▸ Exercise brief: Exclude the pictures; give every entry again exactly as written.

[Stored records]
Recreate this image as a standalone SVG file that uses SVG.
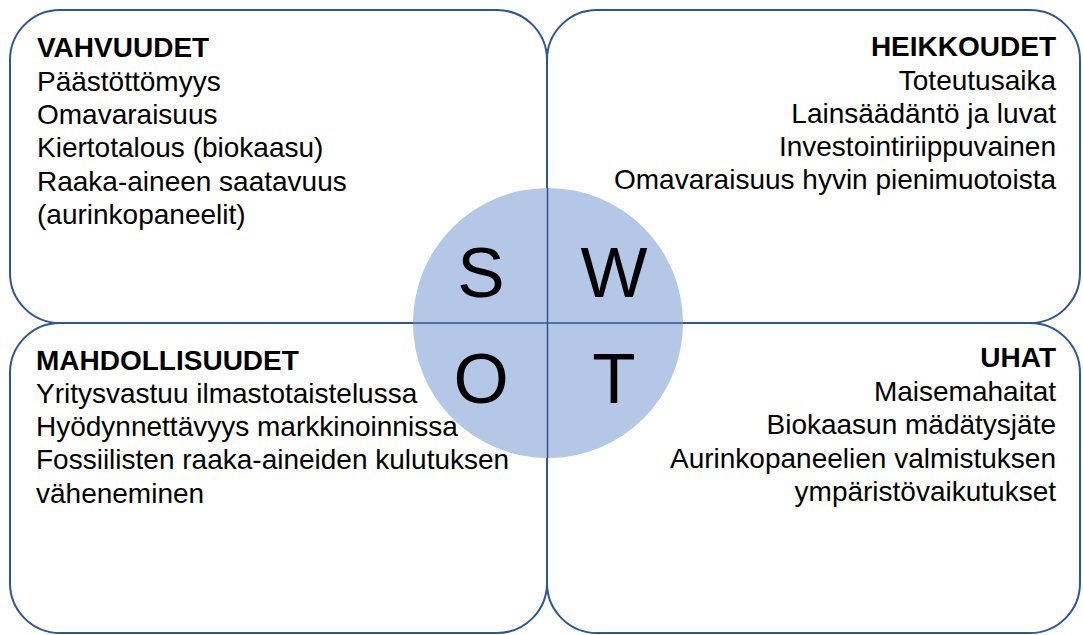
<svg xmlns="http://www.w3.org/2000/svg" width="1083" height="635" viewBox="0 0 1083 635">
<style>
.q{fill:none;stroke:#2F5597;stroke-width:2}
.x{stroke:#2F5597;stroke-width:1.5}
.t{font-family:"Liberation Sans",Arial,sans-serif;font-size:28px;fill:#000}
.h{font-weight:bold}
.r{text-anchor:end}
.big{font-family:"Liberation Sans",Arial,sans-serif;font-size:71px;fill:#000;text-anchor:middle}
</style>
<rect width="1083" height="635" fill="#fff"/>
<g id="frames">
<rect id="strengths-box" class="q" x="10" y="10" width="537" height="313" rx="50" ry="50"/>
<rect id="weaknesses-box" class="q" x="547" y="10" width="533" height="313" rx="50" ry="50"/>
<rect id="opportunities-box" class="q" x="10" y="323" width="537" height="310" rx="50" ry="50"/>
<rect id="threats-box" class="q" x="547" y="323" width="533" height="310" rx="50" ry="50"/>
</g>
<g id="center">
<circle cx="548" cy="323" r="135" fill="#B4C7E7"/>
<line class="x" x1="547.5" y1="188" x2="547.5" y2="458"/>
<line class="x" x1="413" y1="323" x2="683" y2="323"/>
<text class="big" x="481" y="297">S</text>
<text class="big" x="614" y="297">W</text>
<text class="big" x="481" y="403">O</text>
<text class="big" x="614" y="403">T</text>
</g>
<g id="strengths">
<text class="t h" x="37" y="57">VAHVUUDET</text>
<text class="t" x="37" y="91">Päästöttömyys</text>
<text class="t" x="37" y="124">Omavaraisuus</text>
<text class="t" x="37" y="157">Kiertotalous (biokaasu)</text>
<text class="t" x="37" y="191">Raaka-aineen saatavuus</text>
<text class="t" x="37" y="224">(aurinkopaneelit)</text>
</g>
<g id="weaknesses">
<text class="t h r" x="1056" y="56">HEIKKOUDET</text>
<text class="t r" x="1056" y="90">Toteutusaika</text>
<text class="t r" x="1056" y="123">Lainsäädäntö ja luvat</text>
<text class="t r" x="1056" y="156">Investointiriippuvainen</text>
<text class="t r" x="1056" y="189">Omavaraisuus hyvin pienimuotoista</text>
</g>
<g id="opportunities">
<text class="t h" x="36" y="370">MAHDOLLISUUDET</text>
<text class="t" x="36" y="403">Yritysvastuu ilmastotaistelussa</text>
<text class="t" x="36" y="436">Hyödynnettävyys markkinoinnissa</text>
<text class="t" x="36" y="469">Fossiilisten raaka-aineiden kulutuksen</text>
<text class="t" x="36" y="503">väheneminen</text>
</g>
<g id="threats">
<text class="t h r" x="1056" y="367">UHAT</text>
<text class="t r" x="1056" y="401">Maisemahaitat</text>
<text class="t r" x="1056" y="434">Biokaasun mädätysjäte</text>
<text class="t r" x="1056" y="468">Aurinkopaneelien valmistuksen</text>
<text class="t r" x="1056" y="501">ympäristövaikutukset</text>
</g>
<g id="connectors"></g>
</svg>
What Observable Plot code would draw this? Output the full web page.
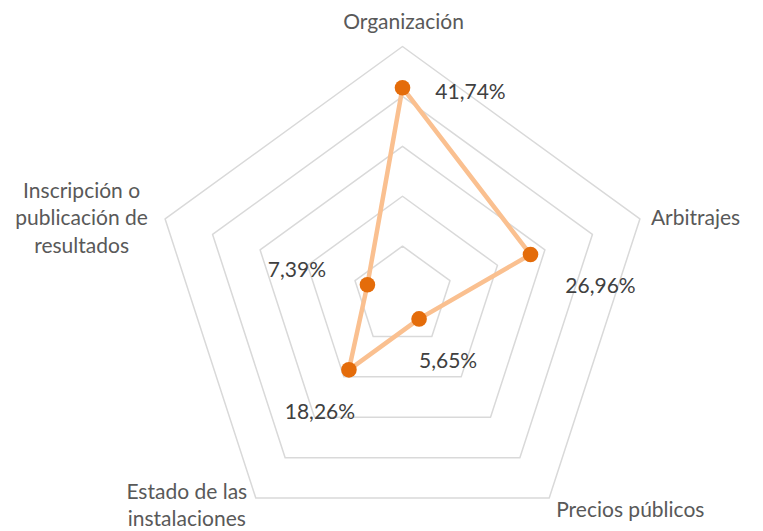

▸ Solved problem:
Recreate this image as a standalone SVG file that uses SVG.
<svg xmlns="http://www.w3.org/2000/svg" width="1083" height="635" viewBox="0 0 1083 635">
<style>
.q{fill:none;stroke:#2F5597;stroke-width:2}
.x{stroke:#2F5597;stroke-width:1.5}
.t{font-family:"Liberation Sans",Arial,sans-serif;font-size:28px;fill:#000}
.h{font-weight:bold}
.r{text-anchor:end}
.big{font-family:"Liberation Sans",Arial,sans-serif;font-size:71px;fill:#000;text-anchor:middle}
</style>
<rect width="1083" height="635" fill="#fff"/>
<g id="frames">
<rect id="strengths-box" class="q" x="10" y="10" width="537" height="313" rx="50" ry="50"/>
<rect id="weaknesses-box" class="q" x="547" y="10" width="533" height="313" rx="50" ry="50"/>
<rect id="opportunities-box" class="q" x="10" y="323" width="537" height="310" rx="50" ry="50"/>
<rect id="threats-box" class="q" x="547" y="323" width="533" height="310" rx="50" ry="50"/>
</g>
<g id="center">
<circle cx="548" cy="323" r="135" fill="#B4C7E7"/>
<line class="x" x1="547.5" y1="188" x2="547.5" y2="458"/>
<line class="x" x1="413" y1="323" x2="683" y2="323"/>
<text class="big" x="481" y="297">S</text>
<text class="big" x="614" y="297">W</text>
<text class="big" x="481" y="403">O</text>
<text class="big" x="614" y="403">T</text>
</g>
<g id="strengths">
<text class="t h" x="37" y="57">VAHVUUDET</text>
<text class="t" x="37" y="91">Päästöttömyys</text>
<text class="t" x="37" y="124">Omavaraisuus</text>
<text class="t" x="37" y="157">Kiertotalous (biokaasu)</text>
<text class="t" x="37" y="191">Raaka-aineen saatavuus</text>
<text class="t" x="37" y="224">(aurinkopaneelit)</text>
</g>
<g id="weaknesses">
<text class="t h r" x="1056" y="56">HEIKKOUDET</text>
<text class="t r" x="1056" y="90">Toteutusaika</text>
<text class="t r" x="1056" y="123">Lainsäädäntö ja luvat</text>
<text class="t r" x="1056" y="156">Investointiriippuvainen</text>
<text class="t r" x="1056" y="189">Omavaraisuus hyvin pienimuotoista</text>
</g>
<g id="opportunities">
<text class="t h" x="36" y="370">MAHDOLLISUUDET</text>
<text class="t" x="36" y="403">Yritysvastuu ilmastotaistelussa</text>
<text class="t" x="36" y="436">Hyödynnettävyys markkinoinnissa</text>
<text class="t" x="36" y="469">Fossiilisten raaka-aineiden kulutuksen</text>
<text class="t" x="36" y="503">väheneminen</text>
</g>
<g id="threats">
<text class="t h r" x="1056" y="367">UHAT</text>
<text class="t r" x="1056" y="401">Maisemahaitat</text>
<text class="t r" x="1056" y="434">Biokaasun mädätysjäte</text>
<text class="t r" x="1056" y="468">Aurinkopaneelien valmistuksen</text>
<text class="t r" x="1056" y="501">ympäristövaikutukset</text>
</g>
<g id="connectors"></g>
</svg>
What Observable Plot code would draw this? Output the full web page.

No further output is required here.